## begin Data listing

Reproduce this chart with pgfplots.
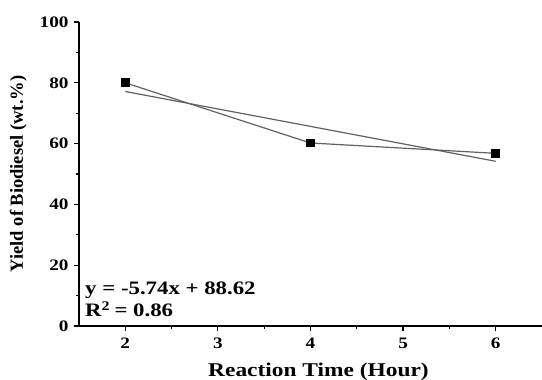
\documentclass[border=0pt]{standalone}
\usepackage{fontspec}
\setmainfont{Liberation Serif}[FakeStretch=1.2]
\newfontfamily\plainserif{Liberation Serif}
\usepackage{pgfplots}
\pgfplotsset{compat=1.18}
\begin{document}
\begin{tikzpicture}
\begin{axis}[
  scale only axis,
  width=463pt, height=304pt,
  xmin=1.5, xmax=6.5, ymin=0, ymax=100,
  axis x line=bottom, axis y line=left,
  axis line style={-, line width=1.4pt, black},
  xtick={2,3,4,5,6}, ytick={0,20,40,60,80,100},
  minor xtick={2.5,3.5,4.5,5.5}, minor ytick={10,30,50,70,90},
  tick align=outside, major tick length=5pt, minor tick length=3pt,
  tick style={line width=1.2pt, black},
  /pgf/number format/assume math mode=true,
  ticklabel style={font=\bfseries\fontsize{16}{16}\selectfont},
  yticklabel style={xshift=-2pt},
  xticklabel style={yshift=-3pt},
  xlabel={Reaction Time (Hour)},
  ylabel={Yield of Biodiesel (wt.\%)},
  xlabel style={font=\bfseries\fontsize{19.5}{19.5}\selectfont, yshift=-8pt, xshift=8pt},
  ylabel style={font=\plainserif\bfseries\fontsize{18.5}{18.5}\selectfont, yshift=6pt},
  clip=false,
]
\addplot[color=black!62, line width=1.2pt, mark=square*, mark size=3.8pt, mark options={fill=black, draw=black}]
  coordinates {(2,80) (4,60.2) (6,56.8)};
\addplot[color=black!62, line width=1.2pt]
  coordinates {(2,77.14) (6,54.18)};
\node[anchor=base west, font=\bfseries\fontsize{19}{19}\selectfont, inner sep=0pt] at (axis cs:1.565,10.2) {y = -5.74x + 88.62};
\node[anchor=base west, font=\bfseries\fontsize{19}{19}\selectfont, inner sep=0pt] at (axis cs:1.565,3.0) {R$^{\mathbf{2}}$ = 0.86};
\end{axis}
\pgfresetboundingbox
\path (current axis.origin) ++(-79pt,-54pt) rectangle ++(542pt,380pt);
\end{tikzpicture}
\end{document}
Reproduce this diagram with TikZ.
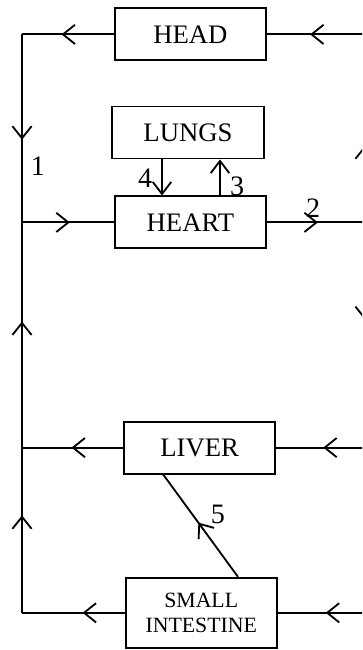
\documentclass[tikz,border=0pt]{standalone}
\usepackage{fontspec}
\setmainfont{Liberation Serif}
\usetikzlibrary{positioning, arrows.meta, decorations.markings}

\begin{document}
\begin{tikzpicture}[
    node distance=0.9cm,
    line width=1.3pt,
    organ/.style={
        draw,
        align=center,
        inner sep=0pt,
        minimum width=3.78cm,
        minimum height=1.3cm,
        font=\fontsize{19}{21}\selectfont
    },
    midarrow/.style={
        postaction={decorate},
        decoration={markings,
            mark=at position #1 with {\arrow{Straight Barb[length=3mm, width=4.8mm]}}}
    },
    arrow/.style={
        -{Straight Barb[length=3mm, width=4.6mm]}
    },
    num/.style={
        font=\fontsize{20}{22}\selectfont
    }
]

\useasboundingbox (0,0) rectangle (9.05,16.25);
\clip (0,0) rectangle (9.05,16.25);

\node[organ] (head) at (4.76,15.39) {HEAD};
\node[organ] (heart) at (4.76,10.69) {HEART};
\node[organ, above=of heart, xshift=-0.06cm] (lungs) {LUNGS};
\node[organ] (liver) at (4.99,5.06) {LIVER};
\node[organ, minimum height=1.75cm, font=\fontsize{15.5}{18}\selectfont] (intestine) at (5.03,0.93) {SMALL\\INTESTINE};

% left side
\coordinate (tl) at (0.55,15.39);
\coordinate (jh) at (0.55,10.69);
\coordinate (jl) at (0.55,5.06);
\coordinate (bl) at (0.55,0.93);
% right side (just off the page)
\coordinate (tr) at (9.125,15.39);
\coordinate (jr) at (9.125,10.69);
\coordinate (lr) at (9.125,5.06);
\coordinate (br) at (9.125,0.93);

\draw[midarrow=0.56] (tr) -- (head);
\draw[midarrow=0.57] (head) -- (tl);
\draw[midarrow=0.56] (tl) -- (jh);
\draw[midarrow=0.52] (jh) -- (heart);
\draw[midarrow=0.52] (heart) -- (jr);
\draw[midarrow=0.56] (jl) -- (jh);
\draw[midarrow=0.59] (bl) -- (jl);
\draw[midarrow=0.51] (liver) -- (jl);
\draw[midarrow=0.47] (lr) -- (liver);
\draw[midarrow=0.41] (intestine) -- (bl);
\draw[midarrow=0.45] (br) -- (intestine);
\draw[midarrow=0.41] (jr) -- (tr);
\draw[midarrow=0.25] (jr) -- (br);

\draw[midarrow=0.53] ([xshift=0.92cm]intestine.north) -- ([xshift=-0.91cm]liver.south);
\draw[arrow] ([xshift=-0.65cm]lungs.south) -- ([xshift=-0.65cm]lungs.south |- heart.north);
\draw[arrow] ([xshift=0.8cm]lungs.south |- heart.north) -- ([xshift=0.8cm]lungs.south);

\node[num] (n1) at (0.95,12.1) {1};
\node[num] (n2) at (7.83,11.05) {2};
\node[num] (n3) at (5.93,11.6) {3};
\node[num] (n4) at (3.63,11.8) {4};
\node[num] (n5) at (5.45,3.38) {5};

\end{tikzpicture}
\end{document}
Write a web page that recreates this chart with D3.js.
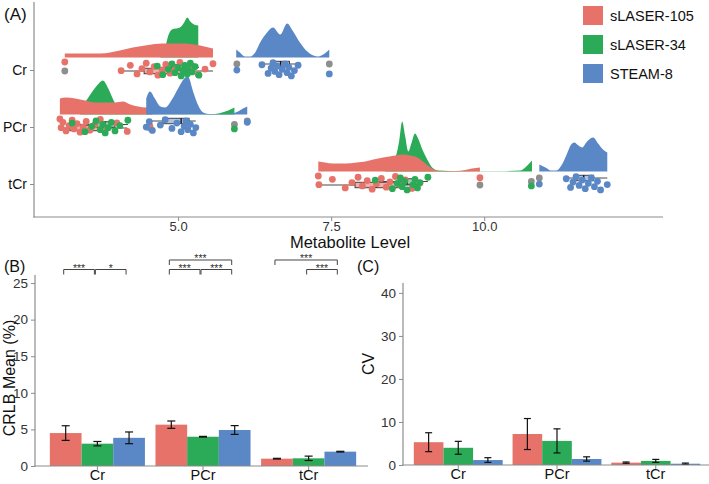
<!DOCTYPE html>
<html><head><meta charset="utf-8">
<script src="https://cdn.jsdelivr.net/npm/d3@7"></script>
<style>
body{margin:0;background:#fff}
svg{display:block}
text{font-family:"Liberation Sans",Arial,Helvetica,sans-serif}
</style>
</head><body>
<svg id="chart" width="709" height="484"></svg>
<script>
// ---------------- DATA ----------------
const groups = ["sLASER-105", "sLASER-34", "STEAM-8"];
const metabolites = ["Cr", "PCr", "tCr"];
const levelTicks = [5.0, 7.5, 10.0];

// Panel A raw metabolite levels (per subject)
const cr105   = [3.15,4.07,4.22,4.33,4.41,4.48,4.54,4.61,4.67,4.74,4.80,4.87,4.95,5.03,5.13,5.23,5.33,5.44,5.57];
const cr34    = [4.66,4.75,4.84,4.90,4.95,5.00,5.05,5.08,5.11,5.15,5.16,5.20,5.23,5.28,5.34];
const crSteam = [5.96,6.37,6.47,6.52,6.55,6.58,6.62,6.65,6.70,6.75,6.78,6.81,6.85,6.90,6.96,7.47];
const pcr105   = [3.07,3.09,3.12,3.17,3.22,3.27,3.30,3.35,3.40,3.45,3.50,3.56,3.64,3.73,3.84,4.00,4.17,4.54];
const pcr34    = [3.27,3.48,3.59,3.66,3.73,3.77,3.81,3.86,3.91,3.97,4.05,4.18,5.92];
const pcrSteam = [4.48,4.53,4.58,4.71,4.79,4.90,4.98,5.05,5.10,5.13,5.16,5.20,5.25,5.29,6.13];
const tcr105   = [7.29,7.30,7.52,7.73,7.84,7.94,8.01,8.09,8.17,8.24,8.32,8.40,8.46,8.55,8.63,8.71,8.82,8.95,9.93];
const tcr34    = [8.22,8.50,8.58,8.63,8.66,8.70,8.74,8.84,8.87,8.91,8.95,9.08,10.77];
const tcrSteam = [10.90,11.34,11.41,11.45,11.50,11.55,11.60,11.65,11.70,11.75,11.80,11.85,11.90,12.01];

// Panel A density outlines [level, relative density]
const crDens105 = [[3.15,.08],[3.48,.08],[3.73,.08],[3.89,.10],[4.05,.14],[4.26,.20],[4.46,.24],[4.62,.27],[4.87,.28],[5.11,.28],[5.36,.24],[5.57,.18]];
const crDens34 = [[4.71,.04],[4.79,.20],[4.84,.44],[4.90,.56],[5.03,.60],[5.10,.70],[5.15,.80],[5.20,.72],[5.26,.66],[5.33,.64]];
const crDensSteam = [[5.95,.16],[6.01,.10],[6.09,.02],[6.18,.02],[6.26,.10],[6.34,.30],[6.44,.48],[6.55,.60],[6.67,.46],[6.78,.68],[6.88,.52],[6.99,.30],[7.11,.12],[7.21,.04],[7.29,.02],[7.37,.06],[7.47,.16]];
const pcrDens105 = [[3.07,.32],[3.17,.34],[3.32,.32],[3.48,.28],[3.64,.24],[3.81,.24],[3.97,.24],[4.10,.26],[4.22,.20],[4.35,.16],[4.48,.14],[4.58,.14]];
const pcrDens34 = [[3.40,.16],[3.50,.28],[3.59,.44],[3.69,.60],[3.77,.68],[3.86,.52],[3.94,.30],[4.02,.12],[4.13,.04],[4.38,.01],[5.03,.006],[5.60,.01],[5.72,.04],[5.82,.08],[5.92,.14]];
const pcrDensSteam = [[4.48,.32],[4.54,.46],[4.62,.32],[4.71,.16],[4.79,.14],[4.90,.30],[5.00,.52],[5.10,.72],[5.16,.76],[5.25,.44],[5.33,.18],[5.41,.04],[5.52,.01],[5.77,.01],[5.88,.02],[5.98,.06],[6.06,.12],[6.13,.16]];
const tcrDens105 = [[7.29,.20],[7.40,.18],[7.53,.16],[7.73,.16],[7.92,.18],[8.06,.20],[8.19,.24],[8.35,.28],[8.55,.32],[8.68,.34],[8.79,.32],[8.91,.28],[9.00,.20],[9.08,.12],[9.18,.04],[9.28,.01],[9.53,.01],[9.69,.03],[9.80,.06],[9.93,.08]];
const tcrDens34 = [[8.38,.06],[8.50,.20],[8.56,.32],[8.61,.60],[8.66,1.00],[8.71,.70],[8.76,.40],[8.81,.56],[8.87,.76],[8.92,.66],[8.99,.44],[9.07,.24],[9.15,.08],[9.25,.02],[9.44,.01],[10.26,.006],[10.59,.02],[10.67,.08],[10.72,.14],[10.78,.22]];
const tcrDensSteam = [[10.90,.14],[11.00,.08],[11.09,.02],[11.18,.02],[11.26,.12],[11.34,.32],[11.42,.54],[11.47,.58],[11.54,.52],[11.60,.48],[11.68,.60],[11.78,.68],[11.86,.56],[11.94,.44],[12.01,.38]];

// Panel B: CRLB mean (%) with error
const crlbMean105   = [4.5, 5.65, 1.0];
const crlbErr105    = [1.0, 0.5, 0.05];
const crlbMean34    = [3.05, 4.0, 1.05];
const crlbErr34     = [0.3, 0.05, 0.3];
const crlbMeanSteam = [3.85, 4.92, 1.96];
const crlbErrSteam  = [0.8, 0.6, 0.05];
const crlbTicks = [0, 5, 10, 15, 20, 25];
// significance: [metabolite, groupA, groupB, bracket level, label]
const crlbSig = [["Cr",0,1,1,"***"],["Cr",1,2,1,"*"],["PCr",0,1,1,"***"],["PCr",1,2,1,"***"],["PCr",0,2,2,"***"],["tCr",1,2,1,"***"],["tCr",0,2,2,"***"]];

// Panel C: CV with error
const cv105      = [5.3, 7.2, 0.55];
const cvErr105   = [2.2, 3.6, 0.15];
const cv34       = [4.0, 5.6, 0.95];
const cvErr34    = [1.5, 2.8, 0.35];
const cvSteam    = [1.15, 1.4, 0.3];
const cvErrSteam = [0.55, 0.5, 0.15];
const cvTicks = [0, 10, 20, 30, 40];

// ---------------- STYLE ----------------
const colors = ["#E6726A", "#2BAB57", "#5A87C6"];
const boxFills = ["#EDB0AB", "#98D3AE", "#AFC3E3"];
const axisCol = "#8c8c8c";
const tickTextCol = "#333";

const svg = d3.select("#chart");

// ---------------- PANEL A ----------------
const pointSets = [[cr105, cr34, crSteam], [pcr105, pcr34, pcrSteam], [tcr105, tcr34, tcrSteam]];
const densSets = [[crDens105, crDens34, crDensSteam], [pcrDens105, pcrDens34, pcrDensSteam], [tcrDens105, tcrDens34, tcrDensSteam]];

const xA = d3.scaleLinear().domain([2.647, 12.92]).range([34, 663]);
const yA = d3.scalePoint().domain(metabolites).range([70, 184]);
const hA = d3.scaleLinear().domain([0, 1]).range([0, 50]);
const gA = svg.append("g");

// densities: draw order green, red, blue
const drawOrder = [1, 0, 2];
metabolites.forEach((m, mi) => {
  const base = yA(m) - 12.5;
  drawOrder.forEach(g => {
    const area = d3.area()
      .x(d => xA(d[0]))
      .y0(base)
      .y1(d => base - hA(d[1]))
      .curve(d3.curveMonotoneX);
    gA.append("path").attr("d", area(densSets[mi][g])).attr("fill", colors[g]);
  });
});

// boxplots + outliers
const boxOff = [1, -2.5, -6];
metabolites.forEach((m, mi) => {
  groups.forEach((grp, g) => {
    const vals = pointSets[mi][g].slice().sort(d3.ascending);
    const q1 = d3.quantile(vals, 0.25), med = d3.quantile(vals, 0.5), q3 = d3.quantile(vals, 0.75);
    const iqr = q3 - q1;
    const lo = d3.min(vals.filter(v => v >= q1 - 1.5 * iqr));
    const hi = d3.max(vals.filter(v => v <= q3 + 1.5 * iqr));
    const cy = yA(m) + boxOff[g];
    const bh = 5.5;
    gA.append("line").attr("x1", xA(lo)).attr("x2", xA(q1)).attr("y1", cy).attr("y2", cy).attr("stroke", "#333").attr("stroke-width", 0.9);
    gA.append("line").attr("x1", xA(q3)).attr("x2", xA(hi)).attr("y1", cy).attr("y2", cy).attr("stroke", "#333").attr("stroke-width", 0.9);
    gA.append("rect").attr("x", xA(q1)).attr("y", cy - bh / 2).attr("width", xA(q3) - xA(q1)).attr("height", bh)
      .attr("fill", boxFills[g]).attr("stroke", "#333").attr("stroke-width", 0.9);
    gA.append("line").attr("x1", xA(med)).attr("x2", xA(med)).attr("y1", cy - bh / 2).attr("y2", cy + bh / 2).attr("stroke", "#111").attr("stroke-width", 1.4);
    vals.filter(v => v < lo || v > hi).forEach(v => {
      gA.append("circle").attr("cx", xA(v)).attr("cy", cy).attr("r", 3.4).attr("fill", "#8e8e8e");
    });
  });
});

// jittered raw points
const jit = (i, g) => ((i * 0.6180339 + g * 0.29) % 1) - 0.5;
metabolites.forEach((m, mi) => {
  groups.forEach((grp, g) => {
    pointSets[mi][g].forEach((v, i) => {
      gA.append("circle").attr("cx", xA(v)).attr("cy", yA(m) - 1 + jit(i, g) * 14)
        .attr("r", 3.4).attr("fill", colors[g]);
    });
  });
});

// axes A
gA.append("line").attr("x1", 34).attr("x2", 34).attr("y1", 2).attr("y2", 217.5).attr("stroke", axisCol).attr("stroke-width", 1.2);
gA.append("line").attr("x1", 33.4).attr("x2", 663).attr("y1", 217).attr("y2", 217).attr("stroke", axisCol).attr("stroke-width", 1.2);
const xAxA = gA.append("g").attr("transform", "translate(0,217)")
  .call(d3.axisBottom(xA).tickValues(levelTicks).tickFormat(d3.format(".1f")).tickSize(4).tickSizeOuter(0));
xAxA.select(".domain").remove();
xAxA.selectAll("line").attr("stroke", axisCol);
xAxA.selectAll("text").attr("font-size", 13).attr("fill", tickTextCol).attr("dy", "0.55em").attr("font-family", null);
const yAxA = gA.append("g").attr("transform", "translate(34,0)")
  .call(d3.axisLeft(yA).tickSize(4).tickSizeOuter(0));
yAxA.select(".domain").remove();
yAxA.selectAll("line").attr("stroke", axisCol);
yAxA.selectAll("text").attr("font-size", 14).attr("fill", "#111").attr("font-family", null);
gA.append("text").attr("x", 350).attr("y", 248).attr("text-anchor", "middle").attr("font-size", 16.5).attr("fill", "#111").text("Metabolite Level");
svg.append("text").attr("x", 4).attr("y", 20).attr("font-size", 17).attr("fill", "#111").text("(A)");

// legend
groups.forEach((grp, g) => {
  const ly = [6, 35, 64][g];
  svg.append("rect").attr("x", 583).attr("y", ly).attr("width", 20).attr("height", 19).attr("fill", colors[g]);
  svg.append("text").attr("x", 610).attr("y", ly + 15).attr("font-size", 14.5).attr("fill", "#111").text(grp);
});

// ---------------- BAR PANELS ----------------
function barPanel(opts) {
  const { xRange, yDomainMax, yRange, axisX0, axisX1, means, errs, ticks, title, titleX, titleY, capHalf } = opts;
  const g = svg.append("g");
  const xB = d3.scaleBand().domain(metabolites).range(xRange).paddingInner(0.1).paddingOuter(0.15);
  const xs = d3.scaleBand().domain(groups).range([0, xB.bandwidth()]);
  const yB = d3.scaleLinear().domain([0, yDomainMax]).range(yRange);
  metabolites.forEach((m, mi) => {
    groups.forEach((grp, gi) => {
      const v = means[gi][mi];
      const x = xB(m) + xs(grp);
      g.append("rect").attr("x", x).attr("y", yB(v)).attr("width", xs.bandwidth()).attr("height", yB(0) - yB(v)).attr("fill", colors[gi]);
    });
  });
  metabolites.forEach((m, mi) => {
    groups.forEach((grp, gi) => {
      const v = means[gi][mi], e = errs[gi][mi];
      const cx = xB(m) + xs(grp) + xs.bandwidth() / 2;
      g.append("line").attr("x1", cx).attr("x2", cx).attr("y1", yB(v + e)).attr("y2", yB(v - e)).attr("stroke", "#111").attr("stroke-width", 1.2);
      [v + e, v - e].forEach(t => g.append("line").attr("x1", cx - capHalf).attr("x2", cx + capHalf).attr("y1", yB(t)).attr("y2", yB(t)).attr("stroke", "#111").attr("stroke-width", 1.2));
    });
  });
  // axes
  g.append("line").attr("x1", axisX0).attr("x2", axisX0).attr("y1", yRange[1]).attr("y2", yRange[0] + 0.5).attr("stroke", axisCol).attr("stroke-width", 1.2);
  g.append("line").attr("x1", axisX0 - 0.6).attr("x2", axisX1).attr("y1", yRange[0]).attr("y2", yRange[0]).attr("stroke", axisCol).attr("stroke-width", 1.2);
  const ya = g.append("g").attr("transform", `translate(${axisX0},0)`).call(d3.axisLeft(yB).tickValues(ticks).tickSize(4).tickSizeOuter(0));
  ya.select(".domain").remove();
  ya.selectAll("line").attr("stroke", axisCol);
  ya.selectAll("text").attr("font-size", 13.5).attr("fill", tickTextCol).attr("font-family", null);
  const xa = g.append("g").attr("transform", `translate(0,${yRange[0]})`).call(d3.axisBottom(xB).tickSize(4).tickSizeOuter(0));
  xa.select(".domain").remove();
  xa.selectAll("line").attr("stroke", axisCol);
  xa.selectAll("text").attr("font-size", 14.5).attr("fill", "#111").attr("dy", "0.45em").attr("font-family", null);
  g.append("text").attr("transform", `translate(${titleX},${titleY}) rotate(-90)`).attr("text-anchor", "middle").attr("font-size", 16).attr("fill", "#111").text(title);
  return { g, xB, xs, yB };
}

const pB = barPanel({
  xRange: [34, 372], yDomainMax: 26.1, yRange: [466, 275], axisX0: 35, axisX1: 368,
  means: [crlbMean105, crlbMean34, crlbMeanSteam], errs: [crlbErr105, crlbErr34, crlbErrSteam],
  ticks: crlbTicks, title: "CRLB Mean (%)", titleX: 15, titleY: 378, capHalf: 4
});
svg.append("text").attr("x", 4).attr("y", 272).attr("font-size", 16).attr("fill", "#111").text("(B)");

// significance brackets
const sigLevels = { 1: 26.85, 2: 28.15 };
crlbSig.forEach(([m, a, b, lvl, lab]) => {
  const ca = pB.xB(m) + pB.xs(groups[a]) + pB.xs.bandwidth() / 2 - 2;
  const cb = pB.xB(m) + pB.xs(groups[b]) + pB.xs.bandwidth() / 2 - 3;
  const y = pB.yB(sigLevels[lvl]);
  pB.g.append("path").attr("d", `M${ca},${y + 5}V${y}H${cb}V${y + 5}`).attr("fill", "none").attr("stroke", "#444").attr("stroke-width", 1);
  pB.g.append("text").attr("x", (ca + cb) / 2).attr("y", y + 2.5).attr("text-anchor", "middle").attr("font-size", 10.5).attr("fill", "#333").text(lab);
});

const pC = barPanel({
  xRange: [399, 715], yDomainMax: 42.3, yRange: [465, 283], axisX0: 403, axisX1: 709,
  means: [cv105, cv34, cvSteam], errs: [cvErr105, cvErr34, cvErrSteam],
  ticks: cvTicks, title: "CV", titleX: 374, titleY: 364, capHalf: 3.5
});
svg.append("text").attr("x", 357).attr("y", 272).attr("font-size", 16).attr("fill", "#111").text("(C)");
</script>
</body></html>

## end Data listing

Out of the records above, set down only the lines from the one that contains "Write a web" through the one that contains "const levelTicks = [5.0, 7.5, 10.0];", unchanged and without the pictures.

Result for this exercise:
Write a web page that recreates this chart with D3.js.
<!DOCTYPE html>
<html><head><meta charset="utf-8">
<script src="https://cdn.jsdelivr.net/npm/d3@7"></script>
<style>
body{margin:0;background:#fff}
svg{display:block}
text{font-family:"Liberation Sans",Arial,Helvetica,sans-serif}
</style>
</head><body>
<svg id="chart" width="709" height="484"></svg>
<script>
// ---------------- DATA ----------------
const groups = ["sLASER-105", "sLASER-34", "STEAM-8"];
const metabolites = ["Cr", "PCr", "tCr"];
const levelTicks = [5.0, 7.5, 10.0];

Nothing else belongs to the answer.